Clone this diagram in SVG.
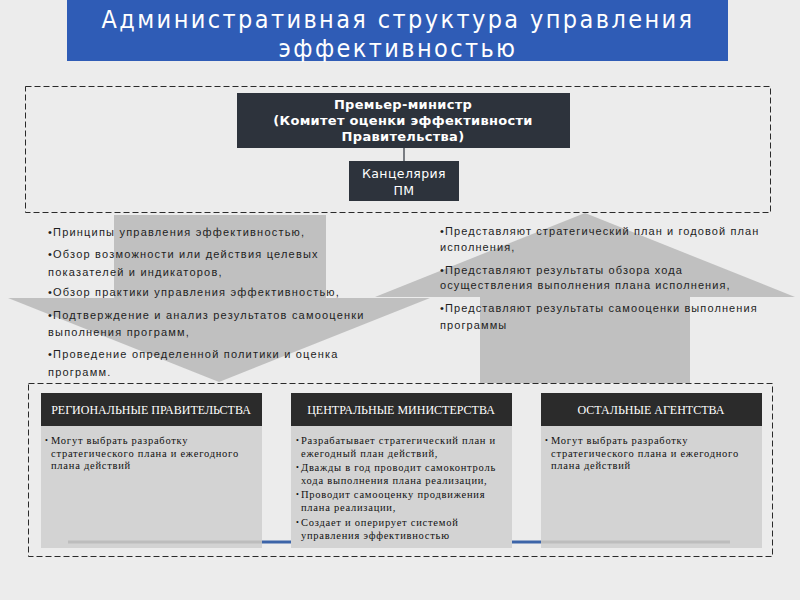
<svg xmlns="http://www.w3.org/2000/svg" width="800" height="600" viewBox="0 0 800 600">
<defs>
<style>
.frame{fill:none;stroke:#2a2a2a;stroke-width:1;stroke-dasharray:6 3}
.dark{fill:#2d333c}
.hdr{fill:#2b2b2b}
.body{fill:#d3d3d3}
.arrow{fill:#9c9c9c;fill-opacity:0.55}
.title{font-family:"DejaVu Sans Condensed","DejaVu Sans",sans-serif;font-size:25px;letter-spacing:2.4px;fill:#ffffff;text-anchor:middle}
.pm{font-family:"DejaVu Sans",sans-serif;font-size:13px;letter-spacing:0.3px;font-weight:bold;fill:#ffffff;text-anchor:middle}
.off{font-family:"DejaVu Sans",sans-serif;font-size:12.5px;letter-spacing:0.4px;fill:#ffffff;text-anchor:middle}
.lt{font-family:"Liberation Sans",Arial,sans-serif;font-size:11px;letter-spacing:1.2px;fill:#1e1e1e}
.rt{font-family:"Liberation Sans",Arial,sans-serif;font-size:11px;letter-spacing:1.1px;fill:#1e1e1e}
.ht{font-family:"Liberation Serif","Times New Roman",serif;font-size:12px;fill:#ffffff;text-anchor:middle}
.bt{font-family:"Liberation Serif","Times New Roman",serif;font-size:10.5px;letter-spacing:0.75px;fill:#111111}
.bl{font-family:"Liberation Serif","Times New Roman",serif;font-size:8px;fill:#111111}
</style>
</defs>
<rect x="0" y="0" width="800" height="600" fill="#ececec"/>

<g id="title">
<rect x="67" y="0" width="661" height="61" fill="#2f5cb6"/>
<text class="title" x="398" y="28">Административная структура управления</text>
<text class="title" x="398" y="57">эффективностью</text>
</g>

<g id="arrow-down">
<polygon class="arrow" points="114,215 326,215 326,298 430,298 219,382 8,298 114,298"/>
</g>
<g id="arrow-up">
<polygon class="arrow" points="585,213 795,297 690,297 690,383 480,383 480,297 375,297"/>
</g>

<g id="top-frame">
<rect class="frame" x="25.5" y="86.5" width="745" height="126"/>
</g>

<g id="connectors">
<line x1="404" y1="148" x2="404" y2="161" stroke="#2d333c" stroke-width="1.2"/>
</g>

<g id="pm">
<rect class="dark" x="237" y="93" width="333" height="55"/>
<text class="pm" x="403" y="109">Премьер-министр</text>
<text class="pm" x="403" y="125">(Комитет оценки эффективности</text>
<text class="pm" x="403" y="141">Правительства)</text>
</g>

<g id="office">
<rect class="dark" x="349" y="161" width="110" height="40"/>
<text class="off" x="404" y="178">Канцелярия</text>
<text class="off" x="404" y="195">ПМ</text>
</g>

<g id="down-text">
<text class="lt" x="48" y="236">•Принципы управления эффективностью,</text>
<text class="lt" x="48" y="258">•Обзор возможности или действия целевых</text>
<text class="lt" x="48" y="276">показателей и индикаторов,</text>
<text class="lt" x="48" y="296">•Обзор практики управления эффективностью,</text>
<text class="lt" x="48" y="319">•Подтверждение и анализ результатов самооценки</text>
<text class="lt" x="48" y="336">выполнения программ,</text>
<text class="lt" x="48" y="358">•Проведение определенной политики и оценка</text>
<text class="lt" x="48" y="376">программ.</text>
</g>

<g id="up-text">
<text class="rt" x="440" y="235">•Представляют стратегический план и годовой план</text>
<text class="rt" x="440" y="251">исполнения,</text>
<text class="rt" x="440" y="274">•Представляют результаты обзора хода</text>
<text class="rt" x="440" y="289">осуществления выполнения плана исполнения,</text>
<text class="rt" x="440" y="312">•Представляют результаты самооценки выполнения</text>
<text class="rt" x="440" y="329">программы</text>
</g>

<g id="bottom-frame">
<rect class="frame" x="28.5" y="383.5" width="744" height="173"/>
</g>

<g id="regional">
<rect class="body" x="41" y="426" width="221" height="122"/>
<rect class="hdr" x="41" y="393" width="221" height="33"/>
<text class="ht" x="151" y="414">РЕГИОНАЛЬНЫЕ ПРАВИТЕЛЬСТВА</text>
<text class="bl" x="45" y="443">•</text>
<text class="bt" x="51" y="444">Могут выбрать разработку</text>
<text class="bt" x="51" y="456.5">стратегического плана и ежегодного</text>
<text class="bt" x="51" y="469">плана действий</text>
</g>

<g id="central">
<rect class="body" x="291" y="426" width="221" height="122"/>
<rect class="hdr" x="291" y="393" width="221" height="33"/>
<text class="ht" x="401" y="414">ЦЕНТРАЛЬНЫЕ МИНИСТЕРСТВА</text>
<text class="bl" x="296" y="443">•</text>
<text class="bt" x="301" y="444">Разрабатывает стратегический план и</text>
<text class="bt" x="301" y="456.5">ежегодный план действий,</text>
<text class="bl" x="296" y="470">•</text>
<text class="bt" x="301" y="471">Дважды в год проводит самоконтроль</text>
<text class="bt" x="301" y="483.5">хода выполнения плана реализации,</text>
<text class="bl" x="296" y="497">•</text>
<text class="bt" x="301" y="498">Проводит самооценку продвижения</text>
<text class="bt" x="301" y="511">плана реализации,</text>
<text class="bl" x="296" y="525">•</text>
<text class="bt" x="301" y="526">Создает и оперирует системой</text>
<text class="bt" x="301" y="539">управления эффективностью</text>
</g>

<g id="agencies">
<rect class="body" x="541" y="426" width="221" height="122"/>
<rect class="hdr" x="541" y="393" width="221" height="33"/>
<text class="ht" x="651" y="414">ОСТАЛЬНЫЕ АГЕНТСТВА</text>
<text class="bl" x="545" y="443">•</text>
<text class="bt" x="551" y="444">Могут выбрать разработку</text>
<text class="bt" x="551" y="456.5">стратегического плана и ежегодного</text>
<text class="bt" x="551" y="469">плана действий</text>
</g>

<g id="baseline">
<line x1="68" y1="542" x2="262" y2="542" stroke="#bdbdbd" stroke-width="3"/>
<line x1="541" y1="542" x2="730" y2="542" stroke="#bdbdbd" stroke-width="3"/>
<line x1="262" y1="542" x2="291" y2="542" stroke="#3c64a8" stroke-width="3"/>
<line x1="512" y1="542" x2="541" y2="542" stroke="#3c64a8" stroke-width="3"/>
</g>
</svg>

══════════════════════════════

▸ **Set task**:
Send back the data above word for word, with the pictures left out.

▸ **Written response**:
Clone this diagram in SVG.
<svg xmlns="http://www.w3.org/2000/svg" width="800" height="600" viewBox="0 0 800 600">
<defs>
<style>
.frame{fill:none;stroke:#2a2a2a;stroke-width:1;stroke-dasharray:6 3}
.dark{fill:#2d333c}
.hdr{fill:#2b2b2b}
.body{fill:#d3d3d3}
.arrow{fill:#9c9c9c;fill-opacity:0.55}
.title{font-family:"DejaVu Sans Condensed","DejaVu Sans",sans-serif;font-size:25px;letter-spacing:2.4px;fill:#ffffff;text-anchor:middle}
.pm{font-family:"DejaVu Sans",sans-serif;font-size:13px;letter-spacing:0.3px;font-weight:bold;fill:#ffffff;text-anchor:middle}
.off{font-family:"DejaVu Sans",sans-serif;font-size:12.5px;letter-spacing:0.4px;fill:#ffffff;text-anchor:middle}
.lt{font-family:"Liberation Sans",Arial,sans-serif;font-size:11px;letter-spacing:1.2px;fill:#1e1e1e}
.rt{font-family:"Liberation Sans",Arial,sans-serif;font-size:11px;letter-spacing:1.1px;fill:#1e1e1e}
.ht{font-family:"Liberation Serif","Times New Roman",serif;font-size:12px;fill:#ffffff;text-anchor:middle}
.bt{font-family:"Liberation Serif","Times New Roman",serif;font-size:10.5px;letter-spacing:0.75px;fill:#111111}
.bl{font-family:"Liberation Serif","Times New Roman",serif;font-size:8px;fill:#111111}
</style>
</defs>
<rect x="0" y="0" width="800" height="600" fill="#ececec"/>

<g id="title">
<rect x="67" y="0" width="661" height="61" fill="#2f5cb6"/>
<text class="title" x="398" y="28">Административная структура управления</text>
<text class="title" x="398" y="57">эффективностью</text>
</g>

<g id="arrow-down">
<polygon class="arrow" points="114,215 326,215 326,298 430,298 219,382 8,298 114,298"/>
</g>
<g id="arrow-up">
<polygon class="arrow" points="585,213 795,297 690,297 690,383 480,383 480,297 375,297"/>
</g>

<g id="top-frame">
<rect class="frame" x="25.5" y="86.5" width="745" height="126"/>
</g>

<g id="connectors">
<line x1="404" y1="148" x2="404" y2="161" stroke="#2d333c" stroke-width="1.2"/>
</g>

<g id="pm">
<rect class="dark" x="237" y="93" width="333" height="55"/>
<text class="pm" x="403" y="109">Премьер-министр</text>
<text class="pm" x="403" y="125">(Комитет оценки эффективности</text>
<text class="pm" x="403" y="141">Правительства)</text>
</g>

<g id="office">
<rect class="dark" x="349" y="161" width="110" height="40"/>
<text class="off" x="404" y="178">Канцелярия</text>
<text class="off" x="404" y="195">ПМ</text>
</g>

<g id="down-text">
<text class="lt" x="48" y="236">•Принципы управления эффективностью,</text>
<text class="lt" x="48" y="258">•Обзор возможности или действия целевых</text>
<text class="lt" x="48" y="276">показателей и индикаторов,</text>
<text class="lt" x="48" y="296">•Обзор практики управления эффективностью,</text>
<text class="lt" x="48" y="319">•Подтверждение и анализ результатов самооценки</text>
<text class="lt" x="48" y="336">выполнения программ,</text>
<text class="lt" x="48" y="358">•Проведение определенной политики и оценка</text>
<text class="lt" x="48" y="376">программ.</text>
</g>

<g id="up-text">
<text class="rt" x="440" y="235">•Представляют стратегический план и годовой план</text>
<text class="rt" x="440" y="251">исполнения,</text>
<text class="rt" x="440" y="274">•Представляют результаты обзора хода</text>
<text class="rt" x="440" y="289">осуществления выполнения плана исполнения,</text>
<text class="rt" x="440" y="312">•Представляют результаты самооценки выполнения</text>
<text class="rt" x="440" y="329">программы</text>
</g>

<g id="bottom-frame">
<rect class="frame" x="28.5" y="383.5" width="744" height="173"/>
</g>

<g id="regional">
<rect class="body" x="41" y="426" width="221" height="122"/>
<rect class="hdr" x="41" y="393" width="221" height="33"/>
<text class="ht" x="151" y="414">РЕГИОНАЛЬНЫЕ ПРАВИТЕЛЬСТВА</text>
<text class="bl" x="45" y="443">•</text>
<text class="bt" x="51" y="444">Могут выбрать разработку</text>
<text class="bt" x="51" y="456.5">стратегического плана и ежегодного</text>
<text class="bt" x="51" y="469">плана действий</text>
</g>

<g id="central">
<rect class="body" x="291" y="426" width="221" height="122"/>
<rect class="hdr" x="291" y="393" width="221" height="33"/>
<text class="ht" x="401" y="414">ЦЕНТРАЛЬНЫЕ МИНИСТЕРСТВА</text>
<text class="bl" x="296" y="443">•</text>
<text class="bt" x="301" y="444">Разрабатывает стратегический план и</text>
<text class="bt" x="301" y="456.5">ежегодный план действий,</text>
<text class="bl" x="296" y="470">•</text>
<text class="bt" x="301" y="471">Дважды в год проводит самоконтроль</text>
<text class="bt" x="301" y="483.5">хода выполнения плана реализации,</text>
<text class="bl" x="296" y="497">•</text>
<text class="bt" x="301" y="498">Проводит самооценку продвижения</text>
<text class="bt" x="301" y="511">плана реализации,</text>
<text class="bl" x="296" y="525">•</text>
<text class="bt" x="301" y="526">Создает и оперирует системой</text>
<text class="bt" x="301" y="539">управления эффективностью</text>
</g>

<g id="agencies">
<rect class="body" x="541" y="426" width="221" height="122"/>
<rect class="hdr" x="541" y="393" width="221" height="33"/>
<text class="ht" x="651" y="414">ОСТАЛЬНЫЕ АГЕНТСТВА</text>
<text class="bl" x="545" y="443">•</text>
<text class="bt" x="551" y="444">Могут выбрать разработку</text>
<text class="bt" x="551" y="456.5">стратегического плана и ежегодного</text>
<text class="bt" x="551" y="469">плана действий</text>
</g>

<g id="baseline">
<line x1="68" y1="542" x2="262" y2="542" stroke="#bdbdbd" stroke-width="3"/>
<line x1="541" y1="542" x2="730" y2="542" stroke="#bdbdbd" stroke-width="3"/>
<line x1="262" y1="542" x2="291" y2="542" stroke="#3c64a8" stroke-width="3"/>
<line x1="512" y1="542" x2="541" y2="542" stroke="#3c64a8" stroke-width="3"/>
</g>
</svg>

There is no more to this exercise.